Challenges in & Benefits of Synthetic Data
Though it all seems very fascinating to generate this type of data, work with elite techniques, and mimic real-world scenarios. But it is easier said than done. Of course, it has benefits, but hindrances too. This table will highlight the benefits and challenges of using and making synthetic data.
| Aspect | Benefits | Challenges |
|---|---|---|
| Privacy & Security | It protects the privacy of a person by saving their real information from being used | Still, there is doubt whether it is fully masked and can not be reverse-engineered |
| Availability of data | Can produce unlimited data for better training of AI with uncommon scenarios too | Uncommon, realistic data creation is difficult |
| Time and cost | Saves time, effort, and money with automated collection & labelling | Sophisticated models for generating this man-made data can be expensive |
| Biases | Synthetic data can reduce biases while training AI models. If you have real data that looks biased, you can create fake data with a similar pattern | Can still have or multiply existing biases |
| Scalability | Can be produced on a large scale | Production at scale is easy, but consistency and realism are difficult |
| Testing & Simulation | Testing can be safer and less risky | Matching reality is not that easy; some virtual environments may not exactly match the complications of the real world |
| Access to data & sharing | Can easily travel across departments, organizations, and teams | It is hard to access real data sometimes due to safety regulations |
Conclusion
All big bulls in the field of technology and artificial intelligence, from NVIDIA to Amazon to Google and more, are highly advocating synthetic data.
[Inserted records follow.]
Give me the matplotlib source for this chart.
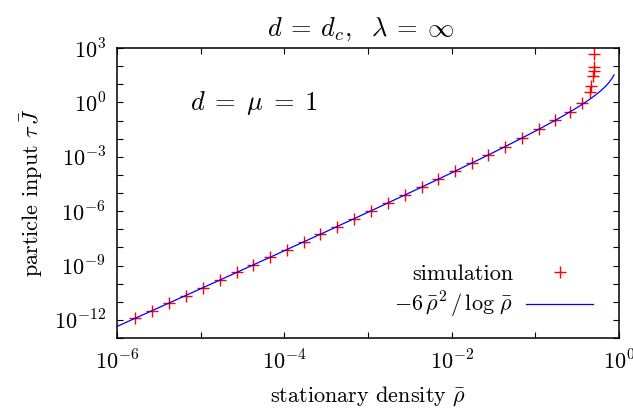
import numpy as np
import matplotlib
matplotlib.use("Agg")
import matplotlib.pyplot as plt
from matplotlib.ticker import NullLocator

plt.rcParams['font.family'] = ['cmr10', 'DejaVu Serif']
plt.rcParams['mathtext.fontset'] = 'cm'
plt.rcParams['axes.formatter.use_mathtext'] = True

# simulation data (log10 values)
log_rho_sim = [-5.78, -5.58, -5.38, -5.18, -4.97, -4.77, -4.57, -4.37, -4.17,
               -3.97, -3.77, -3.57, -3.37, -3.17, -2.97, -2.76, -2.56, -2.36,
               -2.16, -1.96, -1.76, -1.56, -1.36, -1.16, -0.96, -0.76,
               -0.59, -0.44, -0.35, -0.33, -0.31, -0.30, -0.30, -0.295]
log_J_sim = [-11.91, -11.49, -11.08, -10.66, -10.22, -9.80, -9.38, -8.97, -8.55,
             -8.12, -7.70, -7.28, -6.85, -6.43, -6.00, -5.55, -5.11, -4.68,
             -4.24, -3.80, -3.35, -2.90, -2.44, -1.97, -1.49, -0.99,
             -0.53, -0.05, 0.60, 0.92, 1.47, 1.74, 1.95, 2.68]

# theory curve -6 rho^2 / log rho, drawn over this range
rho_min, rho_max = 1e-6, 10**-0.06

x_ticks = [10.0**k for k in range(-6, 1)]
x_labels = [r'$10^{%d}$' % k if k % 2 == 0 else '' for k in range(-6, 1)]
y_ticks = [10.0**k for k in range(-13, 4)]
y_labels = [r'$10^{%d}$' % k if k % 3 == 0 else '' for k in range(-13, 4)]

rho_sim = 10.0**np.array(log_rho_sim)
J_sim = 10.0**np.array(log_J_sim)
rho_line = np.logspace(np.log10(rho_min), np.log10(rho_max), 400)
J_line = -6 * rho_line**2 / np.log(rho_line)

fig = plt.figure(figsize=(6.33, 4.08), dpi=100)
ax = fig.add_axes([117/633, 1-338/408, (619-117)/633, (338-48)/408])

ax.plot(rho_sim, J_sim, '+', color='red', ms=9, mew=1.0, ls='none', label='simulation')
ax.plot(rho_line, J_line, '-', color='blue', lw=0.9, label=r'$-6\,\bar\rho^2\,/\,\log\,\bar\rho$')

ax.set_xscale('log')
ax.set_yscale('log')
ax.set_xlim(1e-6, 1)
ax.set_ylim(1e-13, 1e3)
ax.set_xticks(x_ticks, x_labels)
ax.set_yticks(y_ticks, y_labels)
ax.xaxis.set_minor_locator(NullLocator())
ax.yaxis.set_minor_locator(NullLocator())
ax.tick_params(direction='in', length=4.5, width=0.8, top=True, right=True,
               labelsize=16, pad=8)
for s in ax.spines.values():
    s.set_linewidth(1.1)

ax.set_xlabel(r'stationary density $\bar\rho$', fontsize=16, labelpad=8)
ax.set_ylabel(r'particle input $\tau\,\bar J$', fontsize=16, labelpad=6)
ax.set_title(r'$d \:=\: d_c,\ \ \lambda \:=\: \infty$', fontsize=19, pad=9,
             x=(360 - 117) / 502)
ax.text(0.145, 0.81, r'$d \;=\; \mu \;=\; 1$', transform=ax.transAxes, fontsize=19,
        va='center', ha='left')

ax.legend(loc='lower right', bbox_to_anchor=(0.948, 0.061), frameon=False,
          markerfirst=False, fontsize=16, handlelength=3.0, handletextpad=0.58,
          labelspacing=0.3, borderpad=0, borderaxespad=0)

fig.savefig('out.png', dpi=100)
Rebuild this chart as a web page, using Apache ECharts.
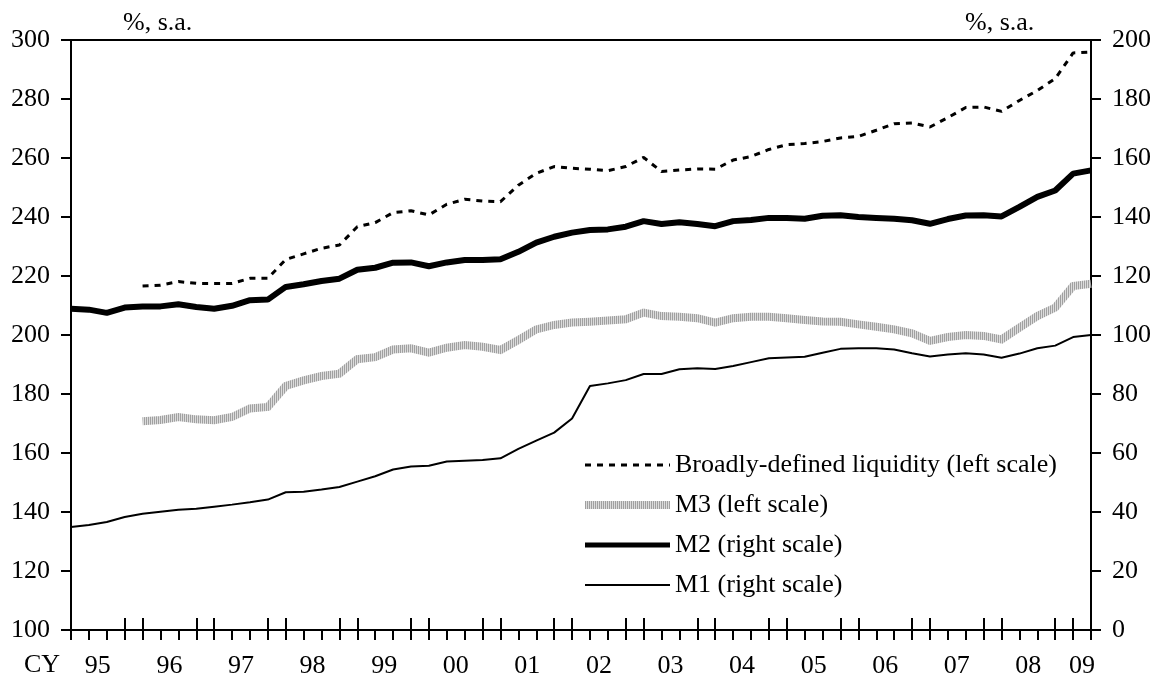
<!DOCTYPE html>
<html>
<head>
<meta charset="utf-8">
<script src="https://cdn.jsdelivr.net/npm/echarts@6/dist/echarts.min.js"></script>
<style>
html,body{margin:0;padding:0;background:#fff;}
#chart{width:1158px;height:681px;}
</style>
</head>
<body>
<div id="chart"></div>
<script>
// Year tick labels (calendar years)
const yearLabels = ['95','96','97','98','99','00','01','02','03','04','05','06','07','08','09'];
const firstYear = 1995;
const nQuarters = 58; // 1995Q1 .. 2009Q2

// Quarterly categories
const quarters = [];
for (let y = 0; y < yearLabels.length; y++) {
  for (let q = 1; q <= 4; q++) {
    if (quarters.length < nQuarters) quarters.push((firstYear + y) + 'Q' + q);
  }
}

// Broadly-defined liquidity (left scale)
const liquidity = [null,null,null,null,216.6,216.9,218.1,217.5,217.5,217.5,219.2,219.2,225.6,227.5,229.4,230.5,236.7,238.1,241.5,242.1,240.7,244.3,246.0,245.4,245.2,250.8,254.8,257.1,256.5,256.2,255.7,257.1,260.2,255.4,255.9,256.3,256.2,259.3,260.5,262.9,264.5,264.9,265.6,266.8,267.3,269.4,271.6,271.9,270.5,273.7,277.1,277.3,275.8,279.5,282.9,286.9,295.6,295.9];
// M3 (left scale)
const m3 = [null,null,null,null,170.8,171.2,172.2,171.4,171.1,172.2,175.1,175.6,182.7,184.6,186.1,186.9,191.8,192.5,195.1,195.5,194.0,195.7,196.6,196.0,194.9,198.3,201.9,203.4,204.2,204.5,204.9,205.3,207.6,206.4,206.2,205.7,204.2,205.7,206.2,206.2,205.7,205.1,204.6,204.5,203.6,202.8,201.9,200.6,198.0,199.3,200.0,199.7,198.5,202.5,206.4,209.3,216.6,217.4];
// M2 (right scale)
const m2 = [108.9,108.6,107.5,109.3,109.7,109.7,110.4,109.5,108.9,109.9,111.8,112.0,116.3,117.2,118.3,119.1,122.1,122.8,124.5,124.6,123.3,124.6,125.4,125.4,125.7,128.2,131.3,133.3,134.7,135.6,135.8,136.7,138.6,137.6,138.2,137.6,136.9,138.6,139.0,139.7,139.7,139.4,140.4,140.6,140.0,139.7,139.4,138.9,137.7,139.3,140.5,140.6,140.2,143.4,146.8,149.0,154.7,155.8];
// M1 (right scale)
const m1 = [34.9,35.6,36.6,38.3,39.4,40.1,40.8,41.1,41.8,42.5,43.3,44.2,46.7,46.9,47.6,48.5,50.3,52.1,54.4,55.4,55.7,57.1,57.4,57.6,58.2,61.4,64.2,66.9,71.7,82.7,83.6,84.7,86.8,86.8,88.4,88.7,88.5,89.5,90.8,92.1,92.4,92.6,94.0,95.3,95.5,95.5,95.1,93.8,92.7,93.4,93.8,93.4,92.3,93.7,95.5,96.4,99.3,100.0];

const seriesNames = ['Broadly-defined liquidity (left scale)','M3 (left scale)','M2 (right scale)','M1 (right scale)'];
const unitLabel = '%, s.a.';
const axisPrefix = 'CY';

// Label axis: one band between each pair of quarterly points; year label at the
// centre of the quarters belonging to that year.
const bandLabels = new Array(nQuarters - 1).fill('');
yearLabels.forEach(function (lab, y) {
  const q0 = y * 4;
  const q1 = Math.min(y * 4 + 3, nQuarters - 1);
  const k = Math.min(Math.floor((q0 + q1) / 2), nQuarters - 2);
  bandLabels[k] = lab;
});

// Hatched grey pattern for M3
const pc = document.createElement('canvas');
pc.width = 2; pc.height = 2;
const pctx = pc.getContext('2d');
pctx.fillStyle = '#dcdcdc'; pctx.fillRect(0, 0, 2, 2);
pctx.fillStyle = '#a0a0a0'; pctx.fillRect(0, 0, 1, 2);
const hatch = { image: pc, repeat: 'repeat' };

const FONT = 'Liberation Serif';
const FS = 26;
const chart = echarts.init(document.getElementById('chart'), null, { renderer: 'canvas' });

const option = {
  animation: false,
  backgroundColor: '#ffffff',
  grid: { left: 71, right: 67, top: 40, bottom: 51, show: true, borderColor: '#000', borderWidth: 2, backgroundColor: 'transparent' },
  legend: {
    orient: 'vertical',
    left: 581, top: 452, padding: 0,
    itemWidth: 85, itemHeight: 10, itemGap: 14,
    itemStyle: { opacity: 0 },
    textStyle: { fontFamily: FONT, fontSize: FS, color: '#000' },
    data: [
      { name: seriesNames[0], lineStyle: { width: 3 } },
      { name: seriesNames[1], lineStyle: { width: 8 } },
      { name: seriesNames[2], lineStyle: { width: 5 } },
      { name: seriesNames[3], lineStyle: { width: 2 } }
    ]
  },
  graphic: [
    { type: 'text', left: 24, top: 652, style: { text: axisPrefix, font: FS + 'px "' + FONT + '"', fill: '#000' } },
    { type: 'text', left: 123, top: 10, style: { text: unitLabel, font: FS + 'px "' + FONT + '"', fill: '#000' } },
    { type: 'text', left: 965, top: 10, style: { text: unitLabel, font: FS + 'px "' + FONT + '"', fill: '#000' } }
  ],
  xAxis: [
    {
      type: 'category', data: quarters, boundaryGap: false, position: 'bottom',
      axisLine: { show: true, lineStyle: { color: '#000', width: 2 } },
      axisTick: { show: true, interval: 0, inside: false, length: 10, lineStyle: { color: '#000', width: 2 } },
      axisLabel: { show: false }, splitLine: { show: false }
    },
    {
      type: 'category', data: quarters, boundaryGap: false, position: 'bottom',
      axisLine: { show: false },
      axisTick: { show: true, inside: true, length: 12, lineStyle: { color: '#000', width: 2 },
        interval: function (i) { return i % 4 === 3 || (i % 4 === 0 && i > 0); } },
      axisLabel: { show: false }, splitLine: { show: false }
    },
    {
      type: 'category', data: bandLabels, boundaryGap: true, position: 'bottom',
      axisLine: { show: false }, axisTick: { show: false },
      axisLabel: { show: true, interval: 0, margin: 23, fontFamily: FONT, fontSize: FS, color: '#000' },
      splitLine: { show: false }
    }
  ],
  yAxis: [
    {
      type: 'value', position: 'left', min: 100, max: 300, interval: 20,
      axisLine: { show: true, lineStyle: { color: '#000', width: 2 } },
      axisTick: { show: true, length: 10, lineStyle: { color: '#000', width: 2 } },
      axisLabel: { margin: 21, fontFamily: FONT, fontSize: FS, color: '#000' },
      splitLine: { show: false }
    },
    {
      type: 'value', position: 'right', min: 0, max: 200, interval: 20,
      axisLine: { show: true, lineStyle: { color: '#000', width: 2 } },
      axisTick: { show: true, length: 10, lineStyle: { color: '#000', width: 2 } },
      axisLabel: { margin: 21, fontFamily: FONT, fontSize: FS, color: '#000' },
      splitLine: { show: false }
    }
  ],
  series: [
    { name: seriesNames[0], type: 'line', data: liquidity, xAxisIndex: 0, yAxisIndex: 0, symbol: 'none',
      lineStyle: { color: '#000', width: 3, type: [6, 6] }, itemStyle: { color: '#000' } },
    { name: seriesNames[1], type: 'line', data: m3, xAxisIndex: 0, yAxisIndex: 0, symbol: 'none',
      lineStyle: { color: hatch, width: 8, cap: 'butt', join: 'miter' }, itemStyle: { color: hatch } },
    { name: seriesNames[2], type: 'line', data: m2, xAxisIndex: 0, yAxisIndex: 1, symbol: 'none',
      lineStyle: { color: '#000', width: 6 }, itemStyle: { color: '#000' } },
    { name: seriesNames[3], type: 'line', data: m1, xAxisIndex: 0, yAxisIndex: 1, symbol: 'none',
      lineStyle: { color: '#000', width: 2 }, itemStyle: { color: '#000' } }
  ]
};
chart.setOption(option);
</script>
</body>
</html>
Because it offers better collaboration opportunities, flexibility, and experimentation. Moreover, it is beneficial in dealing with privacy concerns in data sharing done for training AI models. There are various ways of creating imitated data that we discussed. As mentioned above, there are also significant challenges while reaping the benefits.
Use it wisely and avoid a scarcity of data, even when it is difficult to obtain data.